Asked about the plight of Syrian Jewry, Hillel asserted that only international pressure will ease their oppression and enable them to leave Syria. He said this is the method that was used to release the Jews of Egypt after the 1967 Six-Day War.

“Syria holds the Jews as if they were hostages,” Hillel charged. “Recently we have been told that the Jews in Syria are not oppressed as before, but the reality is that their freedom of movement within the country is still limited, and most important, they are not allowed to leave the country at all.”

First elected to the Knesset in 1953, Hillel served as a minister in the Labor governments headed by Golda Meir and Yitzhak Rabin.

But Hillel occupies a special place in the history of modern Israel because of his pivotal role in the mass emigration of 125,000 Iraqi Jews to Israel from 1947-52. That story is told in Hillel’s book “Operation Babylon” (Doubleday, $19.95), the publication of which has brought Hillel here.

According to Hillel, for all practical purposes there is no Jewish community in Iraq today. “There are about 200 individual Jews in all Iraq who chose to stay there for personal reasons, mainly intermarriage,” he said, recalling that the Jewish community there was the oldest in the world, with a tradition spanning 2,600 years.
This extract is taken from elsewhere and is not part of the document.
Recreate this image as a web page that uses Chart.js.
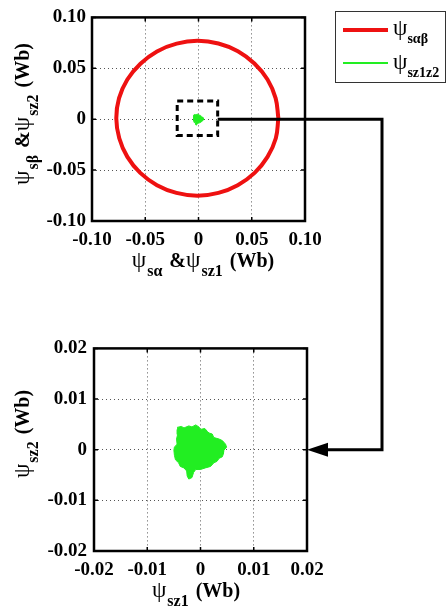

Hillel contended that the story of the Iraqi Jews must be told, albeit 40 years later, because the contributions of Sephardic Jews to the establishment of Israel have not been acknowledged.

He also pointed out that Israel has failed to emphasize during all these years that more Jews left and were expelled from the Arab countries than the 600,000 Palestinian refugees who lost their homes and fled from Israel in 1948.

“We have to stress that what really happened in reality is an exchange of population between Jews of Arab countries and Palestinian refugees,” Hillel said.

His book was a national bestseller in Israel (“We are going into the 15th edition,” he noted) and won the country’s most prestigious literary awards.